What’s more, telehealth can help address the non-coronavirus health needs of individuals who truly need it.

“It also may create more access to mental health services, and be a way to help prevent patients who already are struggling with chronic illnesses from deferring maintenance care,” PwC said.

Next, healthcare will need to tap into the community health partnerships it has developed to address the social determinants of health, a key trend that has emerged in recent years. Healthcare experts have begun to work the issue of social risk factors into their value-based care efforts, and now is the time to put these partnerships to the test.

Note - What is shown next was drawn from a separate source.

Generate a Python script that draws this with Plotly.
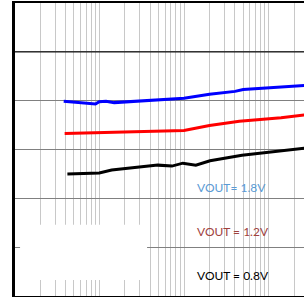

This will be important for reaching the otherwise hard-to-reach patient populations for which many public health experts are most concerned. Community health partnerships and other social determinants of health services should focus on the trust they have with patients and then ensuring patients understand the COVID-19 risk factors and have access to treatment for the disease.

Finally, the US healthcare system will have to reexamine how it develops and manufactures medical supplies and tools.

“The COVID-19 crisis has highlighted the US medical supply chain’s reliance on foreign manufacturing facilities,” PwC wrote. “The FDA is at the center of the federal response to the COVID-19 pandemic, and its choices in the weeks ahead could allow more companies to address critical needs, from diagnostic tests and materials to ventilators, but also slow down business for other parts of the industry.”

As noted above, this is not a prescriptive how-to list for addressing coronavirus, nor is it entirely exhaustive, PwC stressed.

PwC “will not attempt to lay out what the US healthcare system should do in great detail. Plans are being made and executed,” the organization wrote. “Rather, this report aims to describe six considerations for healthcare organizations as they make and execute their short- and long-term plans for handling the pandemic.”